Шестов Л. И. Власть ключей // Там же. Т. 1. С. 46—48, 54—55, 72—73.

<... > Философия, не дерзающая подняться над автономным знанием и автономной этикой, философия, безвольно и беспо­мощно склоняющаяся пред открываемыми разумом материаль-


•ными и идеальными данностями и отдающая им на поток и раз­грабление «единое на потребу», не приводит человека к истине, а навеки от истины уводит.

Мы живем, окруженные бесконечным множеством тайн. Но как ни загадочны окружающие бытие тайны — самое загадочное и тревожное, что тайна вообще существует, что мы как бы окон­чательно и навсегда отрезаны от истоков и начал жизни. Из все­го, чему мы являемся свидетелями на земле, это явно самое не­лепое и бессмысленное, самое страшное, почти противоестествен­ное, неотразимо наводящее на мысль, что либо в самом мирозда­нии не все благополучно, либо наши подходы к истине и предъяв­ляемые к ней требования поражены в самом корне каким-то по­роком. <...> То, что мы считаем истиной, что мы добываем нашим мышлением, оказывается в каком-то смысле несоизме­римым не только с внешним миром, в который нас окунули с рождения, но и с нашими собственными внутренними пережива­ниями. У нас есть науки, если угодно, даже наука, которая рас­тет и развивается не по дням, а по часам.
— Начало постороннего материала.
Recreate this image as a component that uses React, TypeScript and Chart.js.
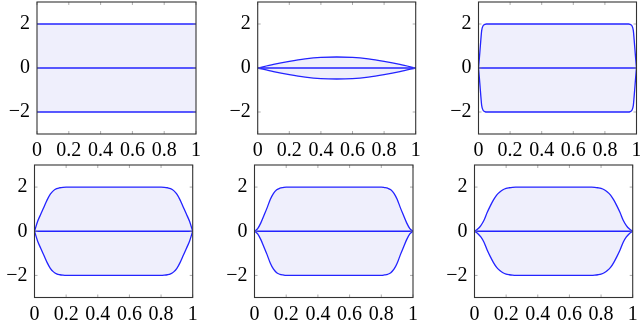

Мы знаем очень много, и наше знание есть знание ясное и отчетливое. Наука с законной гордостью оглядывается на свои огромные завоевания и имеет все права рассчитывать, что ее победоносного шествия никто не в силах остановить. В огромном значении наук никто не сомнева­ется и сомневаться не может. Воскресни теперь Аристотель и его ученик Александр Македонский, им бы показалось, что они по­пали в страну не людей, а богов: Аристотелю не хватило бы и десяти жизней, чтоб освоиться с накопившимися на земле после его смерти знаниями. <...>

Откуда у великих представителей немецкой философии та­кая верноподданническая приверженность «механизму», точно бы они еще в детстве дали ганнибалову клятву не покладать рук, пока не будет низвержен ненавистный им Deus ex machina. Отку­да вообще во всей философии всех веков взялось убеждение, что в механизме, в самодвижении, в движении по кругу надо искать последнюю тайну мироздания? Немецкие идеалисты всегда лю­били говорить о свободе и без конца прославляли свободу. Но какая же может быть свобода там, где все «естественно», где цар­ствует механизм? <...>

Судьба Сократа. Сократа отравили вовсе не за то, что он выдумывал новые истины и новых богов, а за то, что он со сво­ими истинами и богами ко всем приставал. Если бы он смирно


сидел дома и писал книги либо преподавал в академии — его бы не тронули. Оставили же в покое Платона! Правда, он тоже чуть не попался, когда вздумал сунуться со своими идеями к тира­ну, — но он отделался сравнительно дешево. А к Плотину никто и не прикоснулся: даже цари его уважали, потому, конечно, что он о распространении своей философии совсем не заботился и скрывал ее от непосвященных. <...> Сократ погиб не оттого, что столкнулись два порядка идей, а потому что не умел или не хотел держать язык за зубами. Истин — новых и старых — люди не так боятся, как проповедников истин. Ибо истина никого не трогает и не тревожит, а проповедники народ неприятный: сами покоя не знают и другим покоя не дают. Короче — Сократа, как он и сам признается в этом (в платоновской апологии он называ­ет себя оводом), убили только за то, что он отравлял жизнь афиня­нам. Если бы он будил только себя и своих друзей, ему бы это простили. <... > Как только Сократ умер, все стали его прослав­лять. Знали, что он уже не будет приставать, — а молчащие ис­тины никого не пугают. <... >

Истина и тайна. «Посвященный» не есть «знающий» — т. е. человек, однажды навсегда овладевший «тайной». Тайной нельзя овладеть однажды навсегда, как овладевают истиной. Тайна при­ходит и уходит: и, когда она уходит, посвященный оказывается самым ничтожным из ничтожных детей мира. Ибо обыкновен­ные дети мира о своей ничтожности ничего не знают и даже счи­тают себя очень стоящими существами, а «посвященный» знает, и это знание делает его среди ничтожных самым ничтожным. <...>

Шестов Л. И. Афины и Иерусалим // Там же. С. 336, 339, 394, 610, 627.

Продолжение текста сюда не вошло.